## What to work on
Tally up the lines that include "matplotlib" and state that number by itself.

----------

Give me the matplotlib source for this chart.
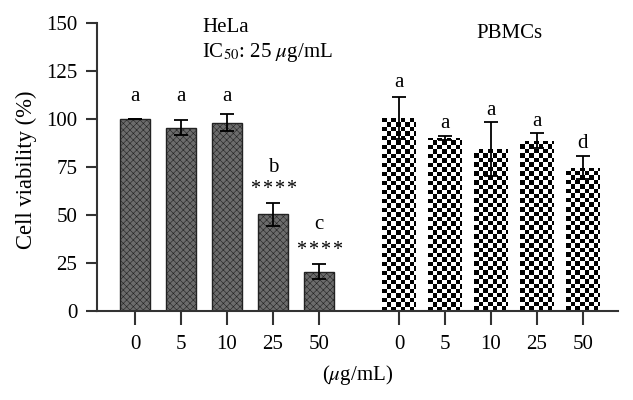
import numpy as np
import matplotlib
matplotlib.use("Agg")
import matplotlib.pyplot as plt

plt.rcParams['font.family'] = ['Liberation Serif', 'DejaVu Serif']
plt.rcParams['mathtext.fontset'] = 'stix'
plt.rcParams['hatch.linewidth'] = 0.4

doses = ["0", "5", "10", "25", "50"]
hela_vals = [100, 95.5, 98, 50.5, 20.5]
hela_err = [0, 4, 4.5, 6, 4]
pbmc_vals = [100.5, 90, 84.5, 88.7, 74.5]
pbmc_err = [11, 1, 14, 4, 6]
hela_letters = ["a", "a", "a", "b", "c"]
hela_letter_y = [111.5, 111.5, 111.5, 75, 44.8]
hela_stars = [0, 0, 0, 4, 4]
hela_star_y = [0, 0, 0, 63.5, 31.5]
pbmc_letters = ["a", "a", "a", "a", "d"]
pbmc_letter_y = [119, 97.5, 104.5, 98.5, 87.5]

fig = plt.figure(figsize=(6.33, 4.0), dpi=100)
ax = fig.add_axes([0.153, 0.2225, 0.823, 0.72])

xh = np.arange(5)
xp = np.arange(5) + 5.74
wh = 0.65
wp = 0.72

ax.bar(xh, hela_vals, width=wh, color='#6c6c6c', edgecolor='#222222',
       linewidth=1.0, hatch='xxxxx', zorder=2)
ax.errorbar(xh, hela_vals, yerr=hela_err, fmt='none', ecolor='black',
            elinewidth=1.3, capsize=5, capthick=1.3, zorder=4)

bars = ax.bar(xp, pbmc_vals, width=wp, color='none', edgecolor='none', zorder=2)
# checkerboard texture clipped to each bar
sq_x = 0.098
sq_y = 2.34
for b in bars:
    x0 = b.get_x()
    h = b.get_height()
    nx = int(np.ceil(wp / sq_x)) + 1
    ny = int(np.ceil(h / sq_y)) + 1
    ii, jj = np.meshgrid(np.arange(nx), np.arange(ny))
    img = ((ii + jj) % 2).astype(float)
    im = ax.imshow(img, cmap='gray', vmin=0, vmax=1, interpolation='nearest',
                   extent=[x0, x0 + nx * sq_x, 0, ny * sq_y], origin='lower',
                   aspect='auto', zorder=2)
    im.set_clip_path(b)
ax.errorbar(xp, pbmc_vals, yerr=pbmc_err, fmt='none', ecolor='black',
            elinewidth=1.3, capsize=5, capthick=1.3, zorder=4)

fs = 15
for x, l, y in zip(xh, hela_letters, hela_letter_y):
    ax.text(x, y, l, ha='center', va='center', fontsize=fs)
star_step = 8.8  # points between asterisks
for x, n, y in zip(xh, hela_stars, hela_star_y):
    for k in range(n):
        off = (k - (n - 1) / 2) * star_step
        ax.annotate('*', (x, y), xytext=(off, 0), textcoords='offset points',
                    ha='center', va='center', fontsize=14.5)
for x, l, y in zip(xp, pbmc_letters, pbmc_letter_y):
    ax.text(x, y, l, ha='center', va='center', fontsize=fs)

ax.set_xlim(-0.83, 10.5)
ax.set_ylim(0, 150)
ax.set_yticks([0, 25, 50, 75, 100, 125, 150])
ax.set_xticks(list(xh) + list(xp))
ax.set_xticklabels(doses + doses)
for s in ['top', 'right']:
    ax.spines[s].set_visible(False)
for s in ['left', 'bottom']:
    ax.spines[s].set_linewidth(1.5)
    ax.spines[s].set_color('#333333')
ax.tick_params(axis='y', length=8, width=1.5, color='#333333', labelsize=fs, pad=6)
ax.tick_params(axis='x', length=10, width=1.5, color='#333333', labelsize=fs, pad=7)

ax.set_ylabel('Cell viability (%)', fontsize=16.3, va='center')
ax.yaxis.set_label_coords(-0.136, 0.49)
fig.text(358 / 633, 1 - 375 / 400, r'($\mu$g/mL)', ha='center', va='center', fontsize=fs)
fig.text(202 / 633, 1 - 27 / 400, 'HeLa', ha='left', va='center', fontsize=fs)
fig.text(202 / 633, 1 - 52 / 400, r'IC$_{50}$: 25 $\mu$g/mL', ha='left', va='center', fontsize=fs)
fig.text(509 / 633, 1 - 33 / 400, 'PBMCs', ha='center', va='center', fontsize=fs)

fig.savefig('out.png', dpi=100)
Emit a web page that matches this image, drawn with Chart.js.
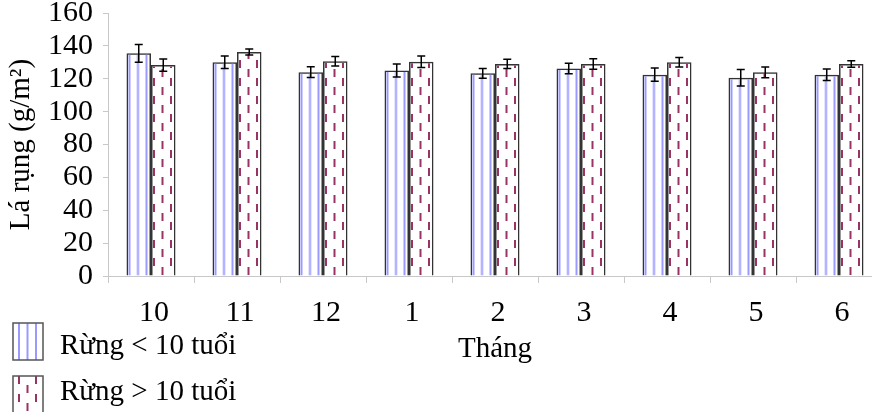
<!DOCTYPE html>
<html>
<head>
<meta charset="utf-8">
<script src="https://cdn.jsdelivr.net/npm/chart.js@4/dist/chart.umd.min.js"></script>
<style>
  html, body { margin: 0; padding: 0; overflow: hidden; background: #fff; }
  canvas { display: block; }
</style>
</head>
<body>
<canvas id="chart" width="882" height="412"></canvas>
<script>
// Monthly leaf litter (g/m²) for two forest age classes, with error margins
const months = ['10', '11', '12', '1', '2', '3', '4', '5', '6'];
const seriesNames = ['Rừng < 10 tuổi', 'Rừng > 10 tuổi'];
const youngForest    = [135.5, 130.0, 124.0, 125.0, 123.3, 126.3, 122.5, 120.6, 122.5];
const youngForestErr = [5.4, 3.8, 3.3, 4.0, 3.0, 3.2, 4.0, 5.0, 3.5];
const oldForest      = [128.3, 136.3, 130.6, 130.3, 129.0, 129.0, 130.0, 123.9, 129.0];
const oldForestErr   = [3.7, 1.8, 2.9, 3.5, 2.8, 3.2, 2.9, 3.3, 2.0];
const yMin = 0, yMax = 160, yStep = 20;

const SERIF = "'Liberation Serif', 'Times New Roman', serif";
const CAT_PCT = 0.57;

const canvas = document.getElementById('chart');
const ctx = canvas.getContext('2d');

// Fill tiles: vertical blue stripes and staggered plum dashes
function stripeTile() {
  const c = document.createElement('canvas');
  c.width = 25; c.height = 4;
  const g = c.getContext('2d');
  g.fillStyle = '#9999ff';
  [2, 10.5, 19].forEach(x => g.fillRect(x, 0, 2, 4));
  return c;
}
function dashTile() {
  const c = document.createElement('canvas');
  c.width = 25; c.height = 18;
  const g = c.getContext('2d');
  g.fillStyle = '#993366';
  g.fillRect(2, 0, 2, 8);
  g.fillRect(10.5, 9, 2, 8);
  g.fillRect(19, 0, 2, 8);
  return c;
}
const tiles = [stripeTile(), dashTile()];

function patternAt(tile, x0, y0) {
  const p = ctx.createPattern(tile, 'repeat');
  p.setTransform(new DOMMatrix().translate(x0, y0));
  return p;
}

// Anchor each bar's fill pattern to the bar's own left edge
function barFill(side) {
  return (c) => {
    const chart = c.chart;
    const xs = chart.scales && chart.scales.x;
    if (c.type !== 'data' || !xs || !chart.chartArea) return '#ffffff';
    const center = xs.getPixelForValue(c.dataIndex);
    const bw = xs.width / months.length * CAT_PCT / 2;
    const left = side === 0 ? center - bw : center;
    return patternAt(tiles[side], left, chart.chartArea.bottom);
  };
}

const errorBars = {
  id: 'errorBars',
  afterDatasetsDraw(chart) {
    const { ctx, scales: { y } } = chart;
    ctx.save();
    ctx.strokeStyle = '#000';
    ctx.lineWidth = 1.5;
    chart.data.datasets.forEach((ds, di) => {
      chart.getDatasetMeta(di).data.forEach((bar, i) => {
        const v = ds.data[i], e = ds.errors[i];
        const yt = y.getPixelForValue(v + e), yb = y.getPixelForValue(v - e);
        ctx.beginPath();
        ctx.moveTo(bar.x, yt); ctx.lineTo(bar.x, yb);
        ctx.moveTo(bar.x - 4, yt); ctx.lineTo(bar.x + 4, yt);
        ctx.moveTo(bar.x - 4, yb); ctx.lineTo(bar.x + 4, yb);
        ctx.stroke();
      });
    });
    ctx.restore();
  }
};

// Stacked legend in the lower-left corner
const cornerLegend = {
  id: 'cornerLegend',
  afterDraw(chart) {
    const { ctx } = chart;
    ctx.save();
    chart.data.datasets.forEach((ds, i) => {
      const bx = 13, by = 323 + 53 * i, bw = 30, bh = 37;
      ctx.fillStyle = '#fff';
      ctx.fillRect(bx, by, bw, bh);
      ctx.fillStyle = patternAt(tiles[i], bx + 3, by);
      ctx.fillRect(bx, by, bw, bh);
      ctx.strokeStyle = '#555';
      ctx.lineWidth = 1.5;
      ctx.strokeRect(bx, by, bw, bh);
      ctx.fillStyle = '#000';
      ctx.font = '29px ' + SERIF;
      ctx.textBaseline = 'alphabetic';
      ctx.textAlign = 'left';
      ctx.fillText(ds.label, 60, 354 + 46 * i);
    });
    ctx.restore();
  }
};

const axisGray = '#c8c8c8';
const tickFont = { family: SERIF, size: 30 };
const titleFont = { family: SERIF, size: 29 };

new Chart(canvas, {
  type: 'bar',
  data: {
    labels: months,
    datasets: [
      { label: seriesNames[0], data: youngForest, errors: youngForestErr,
        backgroundColor: barFill(0), borderColor: '#333', borderWidth: 1.5 },
      { label: seriesNames[1], data: oldForest, errors: oldForestErr,
        backgroundColor: barFill(1), borderColor: '#333', borderWidth: 1.5 }
    ]
  },
  options: {
    responsive: false,
    animation: false,
    devicePixelRatio: 1,
    categoryPercentage: CAT_PCT,
    barPercentage: 1.0,
    layout: { padding: { top: 13, left: 0, right: 0, bottom: 0 } },
    plugins: { legend: { display: false }, tooltip: { enabled: false } },
    scales: {
      x: {
        grid: { display: true, drawOnChartArea: false, drawTicks: true, tickLength: 7, color: axisGray, offset: true },
        border: { display: true, color: axisGray },
        ticks: { color: '#000', font: tickFont, padding: 12, labelOffset: 3, maxRotation: 0, autoSkip: false },
        title: { display: true, text: 'Tháng', color: '#000', font: titleFont, padding: { top: 0, bottom: 45 } },
        afterFit(s) { s.height = 136; s.paddingLeft = 0; s.paddingRight = 0; }
      },
      y: {
        min: yMin, max: yMax,
        grid: { display: true, drawOnChartArea: false, drawTicks: true, tickLength: 5, color: axisGray },
        border: { display: true, color: axisGray },
        ticks: { stepSize: yStep, autoSkip: false, color: '#000', font: tickFont, padding: 10 },
        title: { display: true, text: 'Lá rụng (g/m²)', color: '#000', font: titleFont, padding: { top: 4, bottom: 0 } },
        afterFit(s) { s.width = 108; s.paddingTop = 0; s.paddingBottom = 0; }
      }
    }
  },
  plugins: [errorBars, cornerLegend]
});
</script>
</body>
</html>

----------

## Task output
4